Quick Response (QR) codes (define) are showing up on products you buy, on your screen in emails and websites, in your magazines, on store shelf labels and promotions and even on business cards you receive. Are you feeling behind in your QR code strategy? A recent (8/12/2011) Internet Retailer article on QR code usage suggests the implementation is still in the early stages. The article refers to a recent survey indicating that only 17% of students have scanned a QR code. Does that mean you have time or you are already behind? The answer is up to you.
Update 8/19/2011: Another Internet Retailer article stating "6.2% of all mobile phone users have scanned a QR code". According to the measurements by comScore Inc noted in this article 36.1% of those who scanned a QR code earn $100,000 or more a year and 18.6% earn $75,000 to $100,000 per year. So the average QR code scanner is likely to be a customer you want.
There is no time like the present to plan and implement a QR code strategy for your business or service. QR codes are typically scanned using a smartphone app. There are numerous free apps available for any smartphone and some service providers are pre-installing such an app on any new smartphone. The QR code can contain a phone number or physical address or other information, but the most frequent use is to point to a website address (URL). The buyer scans your QR code and the app then takes them to the website page. The website landing page may a product listing in an online store, it might offer some form of special deal or discount, it might contain product usage instructions, or there could be a wide range of other implementations.
Elements of a QR code Strategy
Choosing a QR Code Generator - Many small businesses may choose to use existing online and free QR code generators. Others may choose private or in-house generation. Whichever you choose investigate the URLs used in your QR codes. If they use a third party URL shortener you will be reliant on that third party for all your QR code links. And, that third party, in many cases, will be recording all the traffic generated by your QR codes.
Should You Use 'Vanity' QR Codes? - It didn't take long for people to start embedding images and logos in the QR codes. These vanity QR codes are intentionally degrading the engineered error checking in the coding technology. They may look great, but do they work well in every case? You'll need to find out.
Test Your QR Codes - As smartphone camera resolution increases the minimum size of a QR code may decrease. The size of your QR codes depends on the length of your URL. The longer the URL the larger the QR code. Test with various smartphones and other devices your customers will be using to make sure the final form size is quickly scanned by every possible consumer device.
Engineer Your QR Code URL - If you create a product information URL and subsequently change the landing page URL your QR code would instantly become obsolete. This can be resolved through URL redirects.

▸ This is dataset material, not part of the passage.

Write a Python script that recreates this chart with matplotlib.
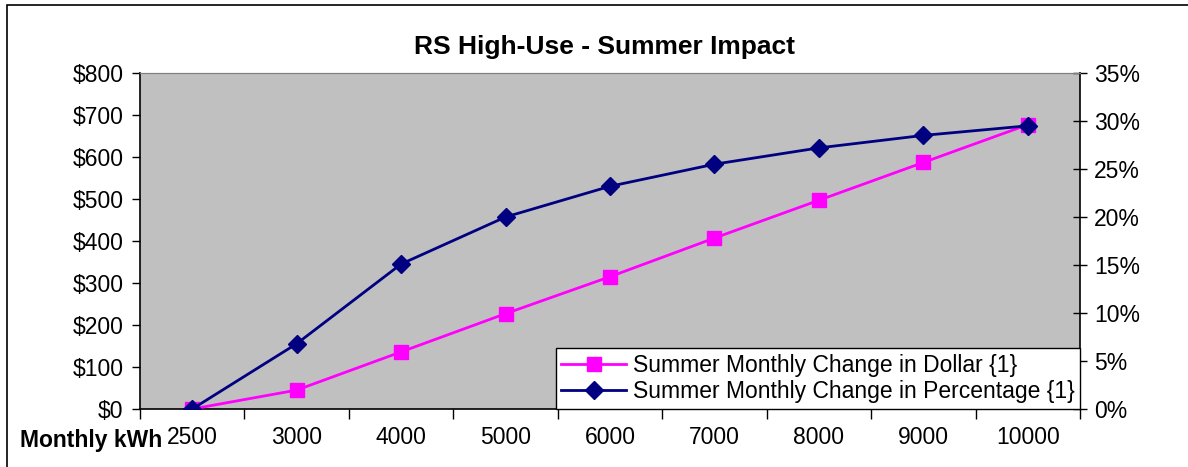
import matplotlib.pyplot as plt
from matplotlib.ticker import FuncFormatter, FixedLocator
from matplotlib.patches import Rectangle

# data
kwh_labels = ["2500", "3000", "4000", "5000", "6000", "7000", "8000", "9000", "10000"]
dollar_change = [0, 45, 136, 227, 315, 407, 497, 587, 677]
pct_change = [0.0, 6.8, 15.1, 20.0, 23.2, 25.5, 27.2, 28.5, 29.5]

plt.rcParams['font.family'] = ['Liberation Sans', 'DejaVu Sans']

fig = plt.figure(figsize=(11.88, 4.67), dpi=100)
ax = fig.add_axes([140 / 1188, 1 - 409 / 467, 940 / 1188, 336 / 467])
ax2 = ax.twinx()

x = list(range(len(kwh_labels)))
fs = 16.5

ax.set_facecolor("#C0C0C0")
l1, = ax.plot(x, dollar_change, color="#FF00FF", lw=2, marker="s", ms=10,
              label="Summer Monthly Change in Dollar {1}", zorder=3)
l2, = ax2.plot(x, pct_change, color="#000080", lw=2, marker="D", ms=9,
               label="Summer Monthly Change in Percentage {1}", zorder=3)

ax.set_xlim(-0.5, len(kwh_labels) - 0.5)
ax.set_ylim(0, 800)
ax2.set_ylim(0, 35)

ax.set_yticks(range(0, 801, 100))
ax.yaxis.set_major_formatter(FuncFormatter(lambda v, p: f"${v:.0f}"))
ax2.set_yticks(range(0, 36, 5))
ax2.yaxis.set_major_formatter(FuncFormatter(lambda v, p: f"{v:.0f}%"))

ax.set_xticks(x)
ax.set_xticklabels(kwh_labels)
ax.xaxis.set_minor_locator(FixedLocator([i - 0.5 for i in range(len(kwh_labels) + 1)]))
ax.tick_params(axis="x", which="major", length=0, pad=12, labelsize=fs)
ax.tick_params(axis="x", which="minor", length=7, width=1, direction="out")
ax.tick_params(axis="y", length=6, width=1, direction="out", labelsize=fs, pad=6)
ax2.tick_params(axis="y", length=10, width=1, direction="inout", labelsize=fs, pad=5)

ax.spines["top"].set_color("#808080")
ax2.spines["top"].set_color("#808080")
ax.spines["right"].set_visible(False)
ax2.spines["left"].set_visible(False)
ax2.spines["bottom"].set_visible(False)
for sp in [ax.spines["left"], ax.spines["bottom"], ax2.spines["right"]]:
    sp.set_color("black")
    sp.set_linewidth(1.2)

leg = ax2.legend(handles=[l1, l2], loc="lower right", bbox_to_anchor=(1.0, 0.0),
                 borderaxespad=0, fontsize=fs, fancybox=False, framealpha=1,
                 edgecolor="black", handlelength=2.8, handletextpad=0.3,
                 borderpad=0.25, labelspacing=0.15)
leg.get_frame().set_linewidth(1)

fig.text(605 / 1188, 1 - 47 / 467, "RS High-Use - Summer Impact",
         ha="center", va="center", fontsize=19, fontweight="bold")
fig.text(20 / 1188, 1 - 441 / 467, "Monthly kWh", ha="left", va="center",
         fontsize=fs, fontweight="bold")

# outer chart frame (only left and top edges fall inside the image)
fig.patches.append(Rectangle((7 / 1188, -0.1), 1.2, 1 - 5 / 467 + 0.1,
                             transform=fig.transFigure, fill=False,
                             edgecolor="black", lw=1.2))

fig.savefig("out.png", dpi=100)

The point is that you should begin your QR code projects with a methodology for managing the QR codes, URLs and landing pages and make it part of your website management practices.
Consider Your Audience - Presuming your audience knows what to do with your QR code could limit your marketing campaign. Be prepared to educate them with information on what to do with the QR code, where to download a app, and how to scan the code. Most sellers are happy that the buyer has scanned the QR code and visited the link. They may be missing one VERY IMPORTANT point. Once your buyer has visited your landing page their scanning device (the app or browser, etc.) should remember the page they visited. Be prepared to interact with the device to ensure it remembers the page so they can find it again after they leave the store, turn the page, loose your business card or basically no longer have the product or the QR code in sight. As always include your actual URL with your QR code so that people without apps or smartphones can also connect with you.
Inspect What You Expect - It should be obvious that there may be a lot of insights derived from your QR code activity. Make sure that you can monitor and report on QR code activity. As with any marketing effort, document your goals by QR code and be prepared to learn from the traffic patterns.
Retiring Your QR Code - There will be many QR codes created for a limited purpose or timeframe. As appropriate make sure to redirect those URLs from retired QR codes to something useful. It may be difficult to truly sunset some QR codes.
- Choose your QR code generator carefully
- Use 'vanity' QR codes with caution
- Test your QR codes with many devices
- Be prepared to manage your QR codes over their lifetime
- Educate and manage your customer's experience
- Measure and review your QR code traffic
- Proactively retire your old QR codes
I hope the thought process will help you make the best of your next QR code project.